State run arts association Uzbeknavo has in recent times suspended a slew of pop artists for supposedly violating national mores. On July 20, it announced it had revoked performing licenses from another three artists.
Sitora Farmonova, Sarvara Azimova and Komila Fazylova earned the sanction for performing overseas in violation of the terms of their license, according to an Uzbeknavo statement cited by news website uz24.uz.
What is unclear is whether the pop artists are being banned from performing overseas outright or whether what is bothering the authorities is that the singers are plying their trade in a way that somehow embarrasses their home country.
And what is it that is so shaming for Uzbekistan?
Uzbeknavo license department chief Olizhon Abukhakharov claimed that punished singers had been unable to gather crowds of 200-250 people at their performances, which he said “greatly harms the reputation of Uzbek pop art.”
“As a result of repeated recurrence of such cases, it was decided to deprive them of their licenses,” Abukhakharov was cited as saying by uz24.uz.
And yet none of this likely applies to Sitora Farmonova, who recently won gold at the popular KVN comedy tournament in Russia’s Kaliningrad region as part of a team representing Bishkek, Kyrgyzstan.
According to organizers, the tournament drew crowds of several thousand over a few days. A report by RFE/RL’s Kyrgyz service suggested it may have been Farmonova’s successes with the Kyrgyz team, rather than her failures, that piqued Uzbeknavo’s interest.
“It is said that users of Uzbek segments of social networks considered that her words on stage ridiculed Uzbekistanis. Some citizens of Uzbekistan are also irritated that she is performing in a Kyrgyz KVN team,” the report noted
The last point is moot as Uzbekistan does not even field a team at KVN, a comedy competition with roots in the former Soviet Union that is shown at prime time on Russia’s first channel.
Azerbaijan and Kazakhstan both have teams in the contest, but Tashkent is loath to get involved in Russia-led jamborees. Uzbekistan is, in any event, generally more restrictive than either of those two authoritarian countries when it comes to the arts.

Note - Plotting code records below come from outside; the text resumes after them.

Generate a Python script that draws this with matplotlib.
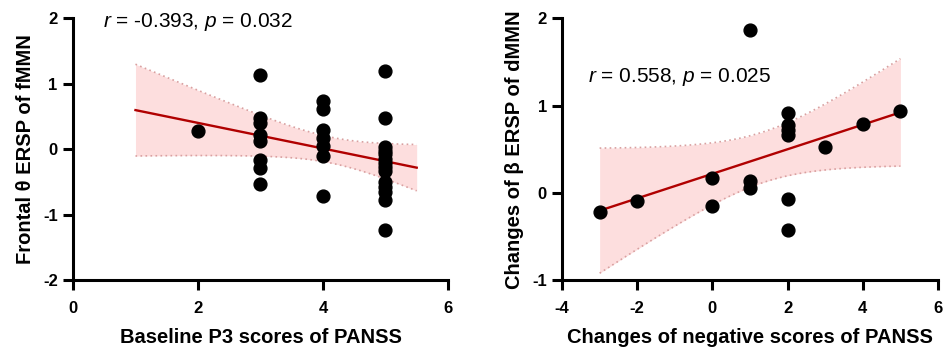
import numpy as np
import matplotlib
matplotlib.use('agg')
from matplotlib import pyplot as plt

# left panel: baseline P3 vs frontal theta ERSP
p3_scores = [2,
             3, 3, 3, 3, 3, 3, 3, 3,
             4, 4, 4, 4, 4, 4, 4,
             5, 5, 5, 5, 5, 5, 5, 5, 5, 5, 5, 5, 5, 5]
theta_ersp = [0.28,
              1.14, 0.47, 0.40, 0.22, 0.12, -0.17, -0.29, -0.53,
              0.73, 0.62, 0.29, 0.17, 0.05, -0.11, -0.71,
              1.20, 0.47, 0.03, -0.03, -0.08, -0.15, -0.21, -0.27, -0.34,
              -0.50, -0.58, -0.65, -0.77, -1.24]

# right panel: change in negative scores vs change in beta ERSP
neg_change = [-3, -2, 0, 0, 1, 1, 1, 2, 2, 2, 2, 2, 2, 3, 4, 5]
beta_change = [-0.22, -0.09, 0.17, -0.15, 1.87, 0.13, 0.05,
               0.91, 0.78, 0.72, 0.66, -0.07, -0.43, 0.53, 0.79, 0.94]

LINE_COLOR = '#B00000'
BAND_COLOR = '#FDDEDE'
BAND_EDGE = '#D9A0A0'
FONT = 'Liberation Sans'

plt.rcParams['axes.unicode_minus'] = False
plt.rcParams['mathtext.fontset'] = 'custom'
plt.rcParams['mathtext.rm'] = FONT
plt.rcParams['mathtext.it'] = FONT + ':italic'


def fit_band(xs, ys, x_lo, x_hi, t_crit):
    x = np.asarray(xs, float)
    y = np.asarray(ys, float)
    n = len(x)
    slope, icpt = np.polyfit(x, y, 1)
    resid = y - (slope * x + icpt)
    s = np.sqrt(np.sum(resid ** 2) / (n - 2))
    gx = np.linspace(x_lo, x_hi, 100)
    gy = slope * gx + icpt
    se = s * np.sqrt(1 / n + (gx - x.mean()) ** 2 / np.sum((x - x.mean()) ** 2))
    return gx, gy, gy - t_crit * se, gy + t_crit * se


def panel(ax, xs, ys, x_range, t_crit, xlim, ylim, xticks, yticks, xlabel, ylabel, note, note_pos):
    gx, gy, lo, hi = fit_band(xs, ys, *x_range, t_crit)
    ax.fill_between(gx, lo, hi, color=BAND_COLOR, lw=0, zorder=1)
    ax.plot(gx, lo, color=BAND_EDGE, lw=1.2, ls=(0, (1, 2)), zorder=2)
    ax.plot(gx, hi, color=BAND_EDGE, lw=1.2, ls=(0, (1, 2)), zorder=2)
    ax.plot(gx, gy, color=LINE_COLOR, lw=1.7, zorder=3)
    ax.scatter(xs, ys, s=85, color='black', zorder=4, clip_on=False)

    ax.set_xlim(*xlim)
    ax.set_ylim(*ylim)
    ax.set_xticks(xticks)
    ax.set_yticks(yticks)
    ax.spines['top'].set_visible(False)
    ax.spines['right'].set_visible(False)
    for sp in ('left', 'bottom'):
        ax.spines[sp].set_linewidth(2.2)
    ax.tick_params(width=2.2, length=7, labelsize=12)
    ax.tick_params(axis='x', pad=8)
    ax.tick_params(axis='y', pad=4)
    for lab in ax.get_xticklabels() + ax.get_yticklabels():
        lab.set_fontweight('bold')
        lab.set_family(FONT)
    ax.set_xlabel(xlabel, fontsize=14.5, fontweight='bold', family=FONT, labelpad=9)
    ax.set_ylabel(ylabel, fontsize=14.5, fontweight='bold', family=FONT, labelpad=6)
    ax.text(*note_pos, note, transform=ax.transAxes, fontsize=15, family=FONT,
            va='center', ha='left')


fig = plt.figure(figsize=(9.43, 3.48), dpi=100)
ax1 = fig.add_axes([0.0774, 0.1954, 0.3976, 0.7516])
ax2 = fig.add_axes([0.596, 0.1954, 0.3987, 0.7516])

panel(ax1, p3_scores, theta_ersp, (1, 5.5), 2.048, (0, 6), (-2, 2),
      [0, 2, 4, 6], [-2, -1, 0, 1, 2],
      'Baseline P3 scores of PANSS', 'Frontal θ ERSP of fMMN',
      '$\\it{r}$ = -0.393, $\\it{p}$ = 0.032', (0.08, 0.985))
panel(ax2, neg_change, beta_change, (-3, 5), 2.145, (-4, 6), (-1, 2),
      [-4, -2, 0, 2, 4, 6], [-1, 0, 1, 2],
      'Changes of negative scores of PANSS', 'Changes of β ERSP of dMMN',
      '$\\it{r}$ = 0.558, $\\it{p}$ = 0.025', (0.07, 0.775))

fig.savefig('out.png', dpi=100)
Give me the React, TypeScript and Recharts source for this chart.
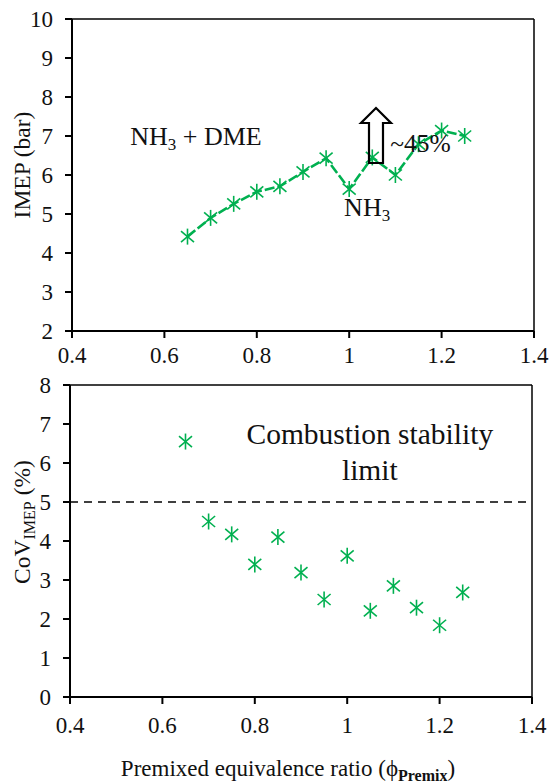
import React from 'react';
import {
  ComposedChart,
  Line,
  Scatter,
  XAxis,
  YAxis,
  ReferenceLine,
  ReferenceDot,
} from 'recharts';

const phi = [0.65, 0.7, 0.75, 0.8, 0.85, 0.9, 0.95, 1.0, 1.05, 1.1, 1.15, 1.2, 1.25];
const imep = [4.42, 4.9, 5.26, 5.57, 5.71, 6.08, 6.43, 5.64, 6.45, 6.0, 6.79, 7.14, 7.0];
const cov = [6.55, 4.5, 4.17, 3.4, 4.1, 3.19, 2.5, 3.62, 2.21, 2.85, 2.29, 1.84, 2.68];

const xTicks = [0.4, 0.6, 0.8, 1, 1.2, 1.4];
const imepTicks = [2, 3, 4, 5, 6, 7, 8, 9, 10];
const covTicks = [0, 1, 2, 3, 4, 5, 6, 7, 8];
const covLimit = 5;

const imepData = phi.map((x, i) => ({ x, y: imep[i] }));
const covData = phi.map((x, i) => ({ x, y: cov[i] }));

const GREEN = '#00b050';
const FONT = 'Liberation Serif';
const TICK_SIZE = 23;

function XTick(props: any) {
  const { x, y, payload } = props;
  return (
    <text x={x} y={y} dy={16} textAnchor="middle" fontFamily={FONT} fontSize={TICK_SIZE} fill="#111">
      {String(payload.value)}
    </text>
  );
}

function YTick(props: any) {
  const { x, y, payload } = props;
  return (
    <text x={x} y={y} dy={8} textAnchor="end" fontFamily={FONT} fontSize={TICK_SIZE} fill="#111">
      {String(payload.value)}
    </text>
  );
}

// asterisk marker: vertical bar + X
function Star(props: any) {
  const { cx, cy } = props;
  if (cx == null || cy == null) return null;
  const r = 8;
  const dx = 6.5;
  const dy = 5.5;
  return (
    <g stroke={GREEN} strokeWidth={1.6} fill="none">
      <line x1={cx} y1={cy - r} x2={cx} y2={cy + r} />
      <line x1={cx - dx} y1={cy - dy} x2={cx + dx} y2={cy + dy} />
      <line x1={cx - dx} y1={cy + dy} x2={cx + dx} y2={cy - dy} />
    </g>
  );
}

function textAt(content: React.ReactNode, anchor: 'start' | 'middle' | 'end', size: number) {
  return (props: any) => (
    <text
      x={props.cx}
      y={props.cy}
      textAnchor={anchor}
      fontFamily={FONT}
      fontSize={size}
      fill="#111"
    >
      {content}
    </text>
  );
}

function Arrow(props: any) {
  const { cx, cy } = props;
  const d = [
    `M${cx},${cy - 28}`,
    `L${cx + 15},${cy - 13}`,
    `L${cx + 7},${cy - 13}`,
    `L${cx + 7},${cy + 27}`,
    `L${cx - 7},${cy + 27}`,
    `L${cx - 7},${cy - 13}`,
    `L${cx - 15},${cy - 13}`,
    'Z',
  ].join(' ');
  return <path d={d} fill="none" stroke="#000" strokeWidth={2.2} strokeLinejoin="miter" />;
}

function ImepTitle(props: any) {
  const { viewBox } = props;
  const cy = viewBox.y + viewBox.height / 2 - 10;
  return (
    <text
      x={0}
      y={0}
      transform={`translate(30, ${cy}) rotate(-90)`}
      textAnchor="middle"
      fontFamily={FONT}
      fontSize={23.5}
      fill="#111"
    >
      IMEP (bar)
    </text>
  );
}

function CovTitle(props: any) {
  const { viewBox } = props;
  const cy = viewBox.y + viewBox.height / 2 - 19;
  return (
    <text
      x={0}
      y={0}
      transform={`translate(30, ${cy}) rotate(-90)`}
      textAnchor="middle"
      fontFamily={FONT}
      fontSize={23.5}
      fill="#111"
    >
      CoV
      <tspan fontSize={16} dy={5}>IMEP</tspan>
      <tspan dy={-5}> (%)</tspan>
    </text>
  );
}

function PhiTitle(props: any) {
  const { viewBox } = props;
  const cx = viewBox.x + viewBox.width / 2 - 13;
  return (
    <text x={cx} y={viewBox.y + 79} textAnchor="middle" fontFamily={FONT} fontSize={23} fill="#111">
      Premixed equivalence ratio (ϕ
      <tspan fontSize={16} fontWeight="bold" dy={5}>Premix</tspan>
      <tspan dy={-5}>)</tspan>
    </text>
  );
}

const axisLine = { stroke: '#000', strokeWidth: 2 };
const tickLine = { stroke: '#000', strokeWidth: 2 };

export default function App() {
  return (
    <div style={{ position: 'absolute', left: 0, top: 0, width: 550, height: 783, background: '#fff' }}>
      <ComposedChart
        width={550}
        height={372}
        data={imepData}
        margin={{ top: 19, right: 16, left: 0, bottom: 0 }}
      >
        <XAxis
          type="number"
          dataKey="x"
          domain={[0.4, 1.4]}
          ticks={xTicks}
          height={41}
          axisLine={axisLine}
          tickLine={tickLine}
          tickSize={7}
          tickMargin={9}
          tick={<XTick />}
          interval={0}
        />
        <YAxis
          type="number"
          domain={[2, 10]}
          ticks={imepTicks}
          width={72}
          axisLine={axisLine}
          tickLine={tickLine}
          tickSize={7}
          tickMargin={12}
          tick={<YTick />}
          interval={0}
          label={{ content: ImepTitle }}
        />
        <ReferenceLine y={10} stroke="#000" strokeWidth={1.5} />
        <ReferenceLine x={1.4} stroke="#000" strokeWidth={1.5} />
        <Line
          type="linear"
          dataKey="y"
          stroke={GREEN}
          strokeWidth={2.6}
          strokeDasharray="10 3"
          dot={<Star />}
          isAnimationActive={false}
        />
        <ReferenceDot x={0.526} y={6.77} r={0} shape={textAt(<>NH<tspan fontSize={17} dy={5}>3</tspan><tspan dy={-5}> + DME</tspan></>, 'start', 26)} />
        <ReferenceDot x={0.989} y={4.95} r={0} shape={textAt(<>NH<tspan fontSize={17} dy={5}>3</tspan></>, 'start', 26)} />
        <ReferenceDot x={1.089} y={6.59} r={0} shape={textAt('~45%', 'start', 25.5)} />
        <ReferenceDot x={1.058} y={7.0} r={0} shape={Arrow} />
      </ComposedChart>
      <ComposedChart
        width={550}
        height={411}
        data={covData}
        margin={{ top: 13, right: 18, left: 0, bottom: 46 }}
      >
        <XAxis
          type="number"
          dataKey="x"
          domain={[0.4, 1.4]}
          ticks={xTicks}
          height={40}
          axisLine={axisLine}
          tickLine={tickLine}
          tickSize={7}
          tickMargin={13}
          tick={<XTick />}
          interval={0}
          label={{ content: PhiTitle }}
        />
        <YAxis
          type="number"
          domain={[0, 8]}
          ticks={covTicks}
          width={70}
          axisLine={axisLine}
          tickLine={tickLine}
          tickSize={7}
          tickMargin={12}
          tick={<YTick />}
          interval={0}
          label={{ content: CovTitle }}
        />
        <ReferenceLine y={8} stroke="#000" strokeWidth={1.5} />
        <ReferenceLine x={1.4} stroke="#000" strokeWidth={1.5} />
        <ReferenceLine y={covLimit} stroke="#000" strokeWidth={1.5} strokeDasharray="8 6" />
        <Scatter dataKey="y" shape={Star} isAnimationActive={false} />
        <ReferenceDot x={1.049} y={6.5} r={0} shape={textAt('Combustion stability', 'middle', 29.5)} />
        <ReferenceDot x={1.049} y={5.56} r={0} shape={textAt('limit', 'middle', 29.5)} />
      </ComposedChart>
    </div>
  );
}
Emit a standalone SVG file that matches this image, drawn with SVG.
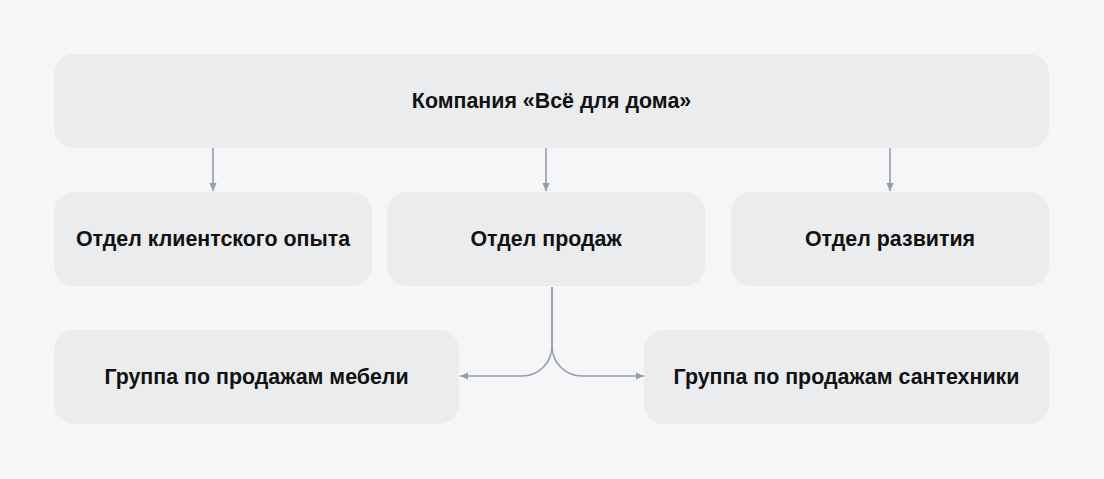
<svg xmlns="http://www.w3.org/2000/svg" width="1104" height="479" viewBox="0 0 1104 479">
<defs>
<style>
.box{fill:#ebecee}
.t{font-family:"Liberation Sans",Arial,sans-serif;font-weight:bold;font-size:21.4px;fill:#111;text-anchor:middle;dominant-baseline:central}
.c{fill:none;stroke:#979ca5;stroke-width:1.6}
</style>
<marker id="ah" viewBox="0 0 10 10" refX="10" refY="5" markerWidth="8" markerHeight="8" markerUnits="userSpaceOnUse" orient="auto-start-reverse">
<path d="M0 0.5L10 5L0 9.5Z" fill="#979ca5"/>
</marker>
</defs>
<rect width="1104" height="479" fill="#f5f6f8"/>
<g id="connectors">
<path class="c" d="M213 148V191" marker-end="url(#ah)"/>
<path class="c" d="M546 148V191" marker-end="url(#ah)"/>
<path class="c" d="M890 148V191" marker-end="url(#ah)"/>
<path class="c" d="M552 287V346A30 30 0 0 1 522 376H460" marker-end="url(#ah)"/>
<path class="c" d="M552 287V346A30 30 0 0 0 582 376H644" marker-end="url(#ah)"/>
</g>
<g id="company"><rect class="box" x="54" y="54" width="995" height="94" rx="20"/><text class="t" x="551.5" y="101">Компания «Всё для дома»</text></g>
<g id="cx"><rect class="box" x="54" y="192" width="318" height="94" rx="20"/><text class="t" x="213" y="239">Отдел клиентского опыта</text></g>
<g id="sales"><rect class="box" x="387" y="192" width="318" height="94" rx="20"/><text class="t" x="546" y="239">Отдел продаж</text></g>
<g id="dev"><rect class="box" x="731" y="192" width="318" height="94" rx="20"/><text class="t" x="890" y="239">Отдел развития</text></g>
<g id="furniture"><rect class="box" x="54" y="330" width="405" height="94" rx="20"/><text class="t" x="256.5" y="377">Группа по продажам мебели</text></g>
<g id="plumbing"><rect class="box" x="644" y="330" width="405" height="94" rx="20"/><text class="t" x="846.5" y="377">Группа по продажам сантехники</text></g>
</svg>
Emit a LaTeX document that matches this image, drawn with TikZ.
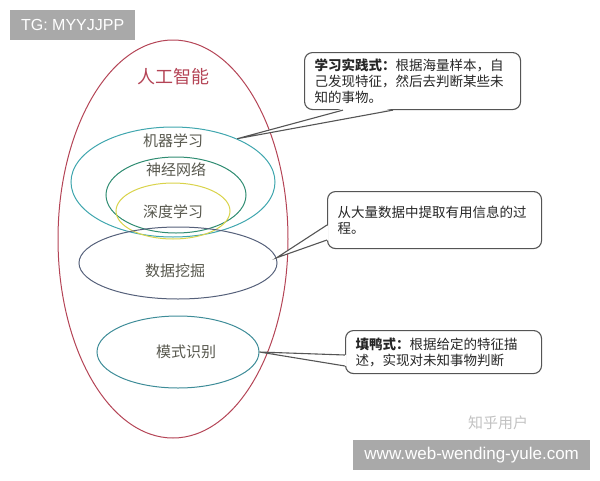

The success of Kyrgyz KVN team Asia Mix in the Supreme League of the competition has in turn been a good advertisement for Kyrgyzstan’s relatively more permissive approach to freedom of speech.
Among other things, the team’s jokes play on perceptions of Central Asian migrants in Russia — a topic that Uzbek President Islam Karimov appears to find a source of great humiliation for his economically hamstrung country.
A singer and actress in Uzbekistan, Farmonava shot to fame in Kyrgyzstan by playing the lead role in Obshaga (“Dormitory”), a partly US government-sponsored television series about life in a dormitory. The show tackled difficult themes such as inter-ethnic relations — Farmonava’s on-screen boyfriend was Kyrgyz.
Farmonova is now claiming implausibly that Uzbeknavo’s announcement is a misunderstanding and that her license is merely in need of extension.
It remains to be seen whether being censured in her homeland will blitz the career she has established in Kyrgyzstan.